*Material provided*
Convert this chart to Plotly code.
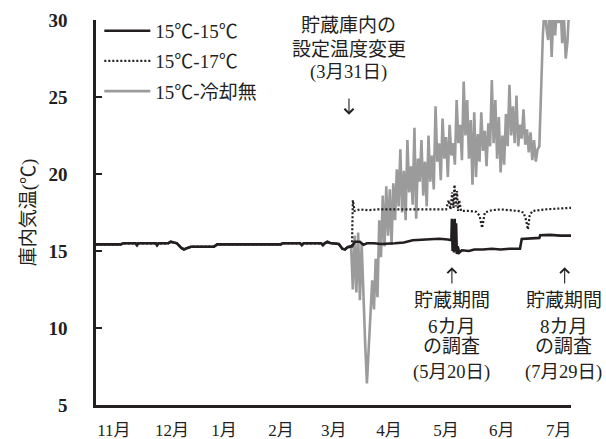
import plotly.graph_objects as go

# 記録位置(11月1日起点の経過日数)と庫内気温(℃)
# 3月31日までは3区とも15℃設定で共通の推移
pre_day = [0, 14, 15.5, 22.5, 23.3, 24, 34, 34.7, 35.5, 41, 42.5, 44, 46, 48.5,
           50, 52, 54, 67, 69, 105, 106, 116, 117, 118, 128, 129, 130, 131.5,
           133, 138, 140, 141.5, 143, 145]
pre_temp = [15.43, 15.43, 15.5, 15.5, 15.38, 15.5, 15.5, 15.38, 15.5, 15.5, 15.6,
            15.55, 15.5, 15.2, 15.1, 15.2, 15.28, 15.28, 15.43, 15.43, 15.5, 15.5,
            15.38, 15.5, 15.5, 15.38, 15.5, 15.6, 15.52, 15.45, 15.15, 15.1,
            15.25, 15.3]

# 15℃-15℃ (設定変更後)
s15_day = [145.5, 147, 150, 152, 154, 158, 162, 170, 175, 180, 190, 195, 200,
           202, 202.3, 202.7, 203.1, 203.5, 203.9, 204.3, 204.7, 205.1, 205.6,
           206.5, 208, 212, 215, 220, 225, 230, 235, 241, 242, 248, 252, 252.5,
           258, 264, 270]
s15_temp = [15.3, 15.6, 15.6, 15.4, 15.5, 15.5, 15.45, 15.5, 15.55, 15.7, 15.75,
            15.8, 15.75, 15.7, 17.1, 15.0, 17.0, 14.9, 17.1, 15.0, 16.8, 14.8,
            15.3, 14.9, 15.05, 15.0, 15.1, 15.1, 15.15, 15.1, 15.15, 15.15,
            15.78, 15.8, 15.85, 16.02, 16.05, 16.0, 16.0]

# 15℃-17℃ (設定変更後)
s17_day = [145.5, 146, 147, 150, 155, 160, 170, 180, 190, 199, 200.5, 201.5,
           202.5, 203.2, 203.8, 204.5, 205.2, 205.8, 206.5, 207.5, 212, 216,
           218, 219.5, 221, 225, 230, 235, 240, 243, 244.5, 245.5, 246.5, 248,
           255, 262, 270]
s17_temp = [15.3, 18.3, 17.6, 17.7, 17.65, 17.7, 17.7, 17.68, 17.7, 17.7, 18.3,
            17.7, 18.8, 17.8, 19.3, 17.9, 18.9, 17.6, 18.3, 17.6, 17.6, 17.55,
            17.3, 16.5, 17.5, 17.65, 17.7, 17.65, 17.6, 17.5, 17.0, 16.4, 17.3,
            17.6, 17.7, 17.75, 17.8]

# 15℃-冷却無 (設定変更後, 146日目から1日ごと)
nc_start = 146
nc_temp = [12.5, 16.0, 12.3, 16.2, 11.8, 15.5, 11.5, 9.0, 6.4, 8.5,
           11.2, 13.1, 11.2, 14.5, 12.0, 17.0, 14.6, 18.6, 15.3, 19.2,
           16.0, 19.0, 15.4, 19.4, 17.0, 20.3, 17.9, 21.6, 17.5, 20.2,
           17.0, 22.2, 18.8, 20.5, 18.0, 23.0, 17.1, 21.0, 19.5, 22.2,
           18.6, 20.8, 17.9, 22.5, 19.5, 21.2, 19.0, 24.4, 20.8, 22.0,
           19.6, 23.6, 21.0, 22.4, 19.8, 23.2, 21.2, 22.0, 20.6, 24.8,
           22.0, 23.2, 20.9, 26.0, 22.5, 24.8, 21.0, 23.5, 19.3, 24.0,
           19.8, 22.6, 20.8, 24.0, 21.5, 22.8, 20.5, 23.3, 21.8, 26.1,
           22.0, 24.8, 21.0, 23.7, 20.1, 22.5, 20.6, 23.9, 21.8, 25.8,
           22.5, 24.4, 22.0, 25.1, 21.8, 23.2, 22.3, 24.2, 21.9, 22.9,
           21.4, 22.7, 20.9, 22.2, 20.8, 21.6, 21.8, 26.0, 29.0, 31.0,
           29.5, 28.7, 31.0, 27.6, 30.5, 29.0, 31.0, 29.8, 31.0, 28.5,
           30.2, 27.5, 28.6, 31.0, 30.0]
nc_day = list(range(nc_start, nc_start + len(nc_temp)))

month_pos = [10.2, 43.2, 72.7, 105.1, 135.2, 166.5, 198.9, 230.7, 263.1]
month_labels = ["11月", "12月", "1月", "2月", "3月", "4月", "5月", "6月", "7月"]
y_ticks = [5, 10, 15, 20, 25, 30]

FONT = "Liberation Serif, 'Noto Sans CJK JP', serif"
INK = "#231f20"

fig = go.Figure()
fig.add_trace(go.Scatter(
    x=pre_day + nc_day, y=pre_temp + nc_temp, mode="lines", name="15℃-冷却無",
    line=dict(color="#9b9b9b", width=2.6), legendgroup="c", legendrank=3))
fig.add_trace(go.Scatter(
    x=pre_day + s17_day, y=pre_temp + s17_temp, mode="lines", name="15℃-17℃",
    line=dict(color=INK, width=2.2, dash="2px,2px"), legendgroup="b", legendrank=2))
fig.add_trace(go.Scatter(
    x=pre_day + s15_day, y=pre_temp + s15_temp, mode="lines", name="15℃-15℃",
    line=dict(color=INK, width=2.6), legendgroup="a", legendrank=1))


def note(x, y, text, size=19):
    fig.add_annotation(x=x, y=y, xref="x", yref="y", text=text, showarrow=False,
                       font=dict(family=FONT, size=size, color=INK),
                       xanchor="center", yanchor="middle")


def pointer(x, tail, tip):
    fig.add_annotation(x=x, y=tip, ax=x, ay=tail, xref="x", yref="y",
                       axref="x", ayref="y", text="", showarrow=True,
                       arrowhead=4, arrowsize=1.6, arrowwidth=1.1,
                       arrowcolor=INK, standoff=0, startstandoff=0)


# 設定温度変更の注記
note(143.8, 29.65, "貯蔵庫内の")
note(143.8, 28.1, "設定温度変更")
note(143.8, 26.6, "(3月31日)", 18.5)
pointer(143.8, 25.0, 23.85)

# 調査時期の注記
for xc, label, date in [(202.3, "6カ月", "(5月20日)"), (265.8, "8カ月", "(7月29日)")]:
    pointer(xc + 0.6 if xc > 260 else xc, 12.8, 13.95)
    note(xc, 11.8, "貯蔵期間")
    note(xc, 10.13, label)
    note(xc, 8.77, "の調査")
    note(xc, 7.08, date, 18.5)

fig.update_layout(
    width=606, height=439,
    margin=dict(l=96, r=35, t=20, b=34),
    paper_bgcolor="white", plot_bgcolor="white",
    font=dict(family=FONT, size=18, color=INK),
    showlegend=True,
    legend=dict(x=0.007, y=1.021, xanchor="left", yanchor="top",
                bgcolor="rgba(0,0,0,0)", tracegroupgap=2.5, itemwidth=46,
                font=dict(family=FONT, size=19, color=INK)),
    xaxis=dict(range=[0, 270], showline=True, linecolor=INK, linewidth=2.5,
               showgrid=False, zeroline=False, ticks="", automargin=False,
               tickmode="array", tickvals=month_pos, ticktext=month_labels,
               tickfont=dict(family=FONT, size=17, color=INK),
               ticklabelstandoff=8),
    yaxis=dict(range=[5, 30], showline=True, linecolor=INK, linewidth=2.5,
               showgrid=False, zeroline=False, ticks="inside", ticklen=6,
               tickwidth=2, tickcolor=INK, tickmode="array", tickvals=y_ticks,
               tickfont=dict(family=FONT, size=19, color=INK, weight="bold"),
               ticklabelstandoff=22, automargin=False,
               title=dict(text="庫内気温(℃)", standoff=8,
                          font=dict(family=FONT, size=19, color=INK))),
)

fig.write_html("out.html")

*Challenge*
Reproduce every line above as written, skipping pictures.

*Solution below*
Convert this chart to Plotly code.
import plotly.graph_objects as go

# 記録位置(11月1日起点の経過日数)と庫内気温(℃)
# 3月31日までは3区とも15℃設定で共通の推移
pre_day = [0, 14, 15.5, 22.5, 23.3, 24, 34, 34.7, 35.5, 41, 42.5, 44, 46, 48.5,
           50, 52, 54, 67, 69, 105, 106, 116, 117, 118, 128, 129, 130, 131.5,
           133, 138, 140, 141.5, 143, 145]
pre_temp = [15.43, 15.43, 15.5, 15.5, 15.38, 15.5, 15.5, 15.38, 15.5, 15.5, 15.6,
            15.55, 15.5, 15.2, 15.1, 15.2, 15.28, 15.28, 15.43, 15.43, 15.5, 15.5,
            15.38, 15.5, 15.5, 15.38, 15.5, 15.6, 15.52, 15.45, 15.15, 15.1,
            15.25, 15.3]

# 15℃-15℃ (設定変更後)
s15_day = [145.5, 147, 150, 152, 154, 158, 162, 170, 175, 180, 190, 195, 200,
           202, 202.3, 202.7, 203.1, 203.5, 203.9, 204.3, 204.7, 205.1, 205.6,
           206.5, 208, 212, 215, 220, 225, 230, 235, 241, 242, 248, 252, 252.5,
           258, 264, 270]
s15_temp = [15.3, 15.6, 15.6, 15.4, 15.5, 15.5, 15.45, 15.5, 15.55, 15.7, 15.75,
            15.8, 15.75, 15.7, 17.1, 15.0, 17.0, 14.9, 17.1, 15.0, 16.8, 14.8,
            15.3, 14.9, 15.05, 15.0, 15.1, 15.1, 15.15, 15.1, 15.15, 15.15,
            15.78, 15.8, 15.85, 16.02, 16.05, 16.0, 16.0]

# 15℃-17℃ (設定変更後)
s17_day = [145.5, 146, 147, 150, 155, 160, 170, 180, 190, 199, 200.5, 201.5,
           202.5, 203.2, 203.8, 204.5, 205.2, 205.8, 206.5, 207.5, 212, 216,
           218, 219.5, 221, 225, 230, 235, 240, 243, 244.5, 245.5, 246.5, 248,
           255, 262, 270]
s17_temp = [15.3, 18.3, 17.6, 17.7, 17.65, 17.7, 17.7, 17.68, 17.7, 17.7, 18.3,
            17.7, 18.8, 17.8, 19.3, 17.9, 18.9, 17.6, 18.3, 17.6, 17.6, 17.55,
            17.3, 16.5, 17.5, 17.65, 17.7, 17.65, 17.6, 17.5, 17.0, 16.4, 17.3,
            17.6, 17.7, 17.75, 17.8]

# 15℃-冷却無 (設定変更後, 146日目から1日ごと)
nc_start = 146
nc_temp = [12.5, 16.0, 12.3, 16.2, 11.8, 15.5, 11.5, 9.0, 6.4, 8.5,
           11.2, 13.1, 11.2, 14.5, 12.0, 17.0, 14.6, 18.6, 15.3, 19.2,
           16.0, 19.0, 15.4, 19.4, 17.0, 20.3, 17.9, 21.6, 17.5, 20.2,
           17.0, 22.2, 18.8, 20.5, 18.0, 23.0, 17.1, 21.0, 19.5, 22.2,
           18.6, 20.8, 17.9, 22.5, 19.5, 21.2, 19.0, 24.4, 20.8, 22.0,
           19.6, 23.6, 21.0, 22.4, 19.8, 23.2, 21.2, 22.0, 20.6, 24.8,
           22.0, 23.2, 20.9, 26.0, 22.5, 24.8, 21.0, 23.5, 19.3, 24.0,
           19.8, 22.6, 20.8, 24.0, 21.5, 22.8, 20.5, 23.3, 21.8, 26.1,
           22.0, 24.8, 21.0, 23.7, 20.1, 22.5, 20.6, 23.9, 21.8, 25.8,
           22.5, 24.4, 22.0, 25.1, 21.8, 23.2, 22.3, 24.2, 21.9, 22.9,
           21.4, 22.7, 20.9, 22.2, 20.8, 21.6, 21.8, 26.0, 29.0, 31.0,
           29.5, 28.7, 31.0, 27.6, 30.5, 29.0, 31.0, 29.8, 31.0, 28.5,
           30.2, 27.5, 28.6, 31.0, 30.0]
nc_day = list(range(nc_start, nc_start + len(nc_temp)))

month_pos = [10.2, 43.2, 72.7, 105.1, 135.2, 166.5, 198.9, 230.7, 263.1]
month_labels = ["11月", "12月", "1月", "2月", "3月", "4月", "5月", "6月", "7月"]
y_ticks = [5, 10, 15, 20, 25, 30]

FONT = "Liberation Serif, 'Noto Sans CJK JP', serif"
INK = "#231f20"

fig = go.Figure()
fig.add_trace(go.Scatter(
    x=pre_day + nc_day, y=pre_temp + nc_temp, mode="lines", name="15℃-冷却無",
    line=dict(color="#9b9b9b", width=2.6), legendgroup="c", legendrank=3))
fig.add_trace(go.Scatter(
    x=pre_day + s17_day, y=pre_temp + s17_temp, mode="lines", name="15℃-17℃",
    line=dict(color=INK, width=2.2, dash="2px,2px"), legendgroup="b", legendrank=2))
fig.add_trace(go.Scatter(
    x=pre_day + s15_day, y=pre_temp + s15_temp, mode="lines", name="15℃-15℃",
    line=dict(color=INK, width=2.6), legendgroup="a", legendrank=1))


def note(x, y, text, size=19):
    fig.add_annotation(x=x, y=y, xref="x", yref="y", text=text, showarrow=False,
                       font=dict(family=FONT, size=size, color=INK),
                       xanchor="center", yanchor="middle")


def pointer(x, tail, tip):
    fig.add_annotation(x=x, y=tip, ax=x, ay=tail, xref="x", yref="y",
                       axref="x", ayref="y", text="", showarrow=True,
                       arrowhead=4, arrowsize=1.6, arrowwidth=1.1,
                       arrowcolor=INK, standoff=0, startstandoff=0)


# 設定温度変更の注記
note(143.8, 29.65, "貯蔵庫内の")
note(143.8, 28.1, "設定温度変更")
note(143.8, 26.6, "(3月31日)", 18.5)
pointer(143.8, 25.0, 23.85)

# 調査時期の注記
for xc, label, date in [(202.3, "6カ月", "(5月20日)"), (265.8, "8カ月", "(7月29日)")]:
    pointer(xc + 0.6 if xc > 260 else xc, 12.8, 13.95)
    note(xc, 11.8, "貯蔵期間")
    note(xc, 10.13, label)
    note(xc, 8.77, "の調査")
    note(xc, 7.08, date, 18.5)

fig.update_layout(
    width=606, height=439,
    margin=dict(l=96, r=35, t=20, b=34),
    paper_bgcolor="white", plot_bgcolor="white",
    font=dict(family=FONT, size=18, color=INK),
    showlegend=True,
    legend=dict(x=0.007, y=1.021, xanchor="left", yanchor="top",
                bgcolor="rgba(0,0,0,0)", tracegroupgap=2.5, itemwidth=46,
                font=dict(family=FONT, size=19, color=INK)),
    xaxis=dict(range=[0, 270], showline=True, linecolor=INK, linewidth=2.5,
               showgrid=False, zeroline=False, ticks="", automargin=False,
               tickmode="array", tickvals=month_pos, ticktext=month_labels,
               tickfont=dict(family=FONT, size=17, color=INK),
               ticklabelstandoff=8),
    yaxis=dict(range=[5, 30], showline=True, linecolor=INK, linewidth=2.5,
               showgrid=False, zeroline=False, ticks="inside", ticklen=6,
               tickwidth=2, tickcolor=INK, tickmode="array", tickvals=y_ticks,
               tickfont=dict(family=FONT, size=19, color=INK, weight="bold"),
               ticklabelstandoff=22, automargin=False,
               title=dict(text="庫内気温(℃)", standoff=8,
                          font=dict(family=FONT, size=19, color=INK))),
)

fig.write_html("out.html")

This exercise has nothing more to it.